— start Data —

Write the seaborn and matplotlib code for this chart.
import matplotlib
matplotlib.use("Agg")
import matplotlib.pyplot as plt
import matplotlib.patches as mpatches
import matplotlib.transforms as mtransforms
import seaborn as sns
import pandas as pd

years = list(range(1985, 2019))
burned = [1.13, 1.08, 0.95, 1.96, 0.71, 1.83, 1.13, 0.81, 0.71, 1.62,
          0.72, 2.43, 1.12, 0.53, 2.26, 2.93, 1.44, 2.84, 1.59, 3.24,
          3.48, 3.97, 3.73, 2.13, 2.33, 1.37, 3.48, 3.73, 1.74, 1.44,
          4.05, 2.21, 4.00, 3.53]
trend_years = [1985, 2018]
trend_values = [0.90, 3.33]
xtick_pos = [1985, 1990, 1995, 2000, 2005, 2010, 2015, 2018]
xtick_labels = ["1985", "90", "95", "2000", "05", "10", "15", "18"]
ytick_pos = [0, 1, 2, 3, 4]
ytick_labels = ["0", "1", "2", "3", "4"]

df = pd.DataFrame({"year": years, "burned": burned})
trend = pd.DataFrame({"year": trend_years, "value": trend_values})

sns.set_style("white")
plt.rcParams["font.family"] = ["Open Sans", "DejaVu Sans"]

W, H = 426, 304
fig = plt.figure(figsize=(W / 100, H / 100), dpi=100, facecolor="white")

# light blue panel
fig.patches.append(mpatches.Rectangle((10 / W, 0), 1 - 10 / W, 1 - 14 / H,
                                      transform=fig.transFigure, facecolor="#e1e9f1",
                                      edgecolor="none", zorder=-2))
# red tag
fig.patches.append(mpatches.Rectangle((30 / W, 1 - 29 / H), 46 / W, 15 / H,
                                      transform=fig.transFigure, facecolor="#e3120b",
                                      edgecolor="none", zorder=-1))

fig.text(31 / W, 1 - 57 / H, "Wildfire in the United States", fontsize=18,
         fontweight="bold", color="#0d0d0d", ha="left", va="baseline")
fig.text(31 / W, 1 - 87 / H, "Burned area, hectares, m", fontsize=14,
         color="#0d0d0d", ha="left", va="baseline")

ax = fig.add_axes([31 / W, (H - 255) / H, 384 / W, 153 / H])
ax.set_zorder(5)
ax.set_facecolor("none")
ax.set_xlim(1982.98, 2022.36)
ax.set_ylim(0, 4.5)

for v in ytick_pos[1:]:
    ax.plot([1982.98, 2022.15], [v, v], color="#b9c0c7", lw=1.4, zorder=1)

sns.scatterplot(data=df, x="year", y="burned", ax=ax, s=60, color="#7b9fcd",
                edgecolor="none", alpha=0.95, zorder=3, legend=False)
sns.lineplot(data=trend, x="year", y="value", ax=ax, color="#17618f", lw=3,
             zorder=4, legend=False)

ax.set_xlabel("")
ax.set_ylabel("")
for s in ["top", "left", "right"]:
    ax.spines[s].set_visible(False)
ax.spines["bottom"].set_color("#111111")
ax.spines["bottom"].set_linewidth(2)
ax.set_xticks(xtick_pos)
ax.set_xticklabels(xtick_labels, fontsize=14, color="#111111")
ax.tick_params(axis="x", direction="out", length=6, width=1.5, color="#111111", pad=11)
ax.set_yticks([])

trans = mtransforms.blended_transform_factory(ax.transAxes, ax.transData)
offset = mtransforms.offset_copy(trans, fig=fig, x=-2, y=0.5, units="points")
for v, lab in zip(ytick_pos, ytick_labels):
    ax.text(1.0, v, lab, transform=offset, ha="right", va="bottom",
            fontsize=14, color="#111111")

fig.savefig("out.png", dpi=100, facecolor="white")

— end Data —

Stated goal:
Reproduce every line of the material above exactly.

Reply:
Write the seaborn and matplotlib code for this chart.
import matplotlib
matplotlib.use("Agg")
import matplotlib.pyplot as plt
import matplotlib.patches as mpatches
import matplotlib.transforms as mtransforms
import seaborn as sns
import pandas as pd

years = list(range(1985, 2019))
burned = [1.13, 1.08, 0.95, 1.96, 0.71, 1.83, 1.13, 0.81, 0.71, 1.62,
          0.72, 2.43, 1.12, 0.53, 2.26, 2.93, 1.44, 2.84, 1.59, 3.24,
          3.48, 3.97, 3.73, 2.13, 2.33, 1.37, 3.48, 3.73, 1.74, 1.44,
          4.05, 2.21, 4.00, 3.53]
trend_years = [1985, 2018]
trend_values = [0.90, 3.33]
xtick_pos = [1985, 1990, 1995, 2000, 2005, 2010, 2015, 2018]
xtick_labels = ["1985", "90", "95", "2000", "05", "10", "15", "18"]
ytick_pos = [0, 1, 2, 3, 4]
ytick_labels = ["0", "1", "2", "3", "4"]

df = pd.DataFrame({"year": years, "burned": burned})
trend = pd.DataFrame({"year": trend_years, "value": trend_values})

sns.set_style("white")
plt.rcParams["font.family"] = ["Open Sans", "DejaVu Sans"]

W, H = 426, 304
fig = plt.figure(figsize=(W / 100, H / 100), dpi=100, facecolor="white")

# light blue panel
fig.patches.append(mpatches.Rectangle((10 / W, 0), 1 - 10 / W, 1 - 14 / H,
                                      transform=fig.transFigure, facecolor="#e1e9f1",
                                      edgecolor="none", zorder=-2))
# red tag
fig.patches.append(mpatches.Rectangle((30 / W, 1 - 29 / H), 46 / W, 15 / H,
                                      transform=fig.transFigure, facecolor="#e3120b",
                                      edgecolor="none", zorder=-1))

fig.text(31 / W, 1 - 57 / H, "Wildfire in the United States", fontsize=18,
         fontweight="bold", color="#0d0d0d", ha="left", va="baseline")
fig.text(31 / W, 1 - 87 / H, "Burned area, hectares, m", fontsize=14,
         color="#0d0d0d", ha="left", va="baseline")

ax = fig.add_axes([31 / W, (H - 255) / H, 384 / W, 153 / H])
ax.set_zorder(5)
ax.set_facecolor("none")
ax.set_xlim(1982.98, 2022.36)
ax.set_ylim(0, 4.5)

for v in ytick_pos[1:]:
    ax.plot([1982.98, 2022.15], [v, v], color="#b9c0c7", lw=1.4, zorder=1)

sns.scatterplot(data=df, x="year", y="burned", ax=ax, s=60, color="#7b9fcd",
                edgecolor="none", alpha=0.95, zorder=3, legend=False)
sns.lineplot(data=trend, x="year", y="value", ax=ax, color="#17618f", lw=3,
             zorder=4, legend=False)

ax.set_xlabel("")
ax.set_ylabel("")
for s in ["top", "left", "right"]:
    ax.spines[s].set_visible(False)
ax.spines["bottom"].set_color("#111111")
ax.spines["bottom"].set_linewidth(2)
ax.set_xticks(xtick_pos)
ax.set_xticklabels(xtick_labels, fontsize=14, color="#111111")
ax.tick_params(axis="x", direction="out", length=6, width=1.5, color="#111111", pad=11)
ax.set_yticks([])

trans = mtransforms.blended_transform_factory(ax.transAxes, ax.transData)
offset = mtransforms.offset_copy(trans, fig=fig, x=-2, y=0.5, units="points")
for v, lab in zip(ytick_pos, ytick_labels):
    ax.text(1.0, v, lab, transform=offset, ha="right", va="bottom",
            fontsize=14, color="#111111")

fig.savefig("out.png", dpi=100, facecolor="white")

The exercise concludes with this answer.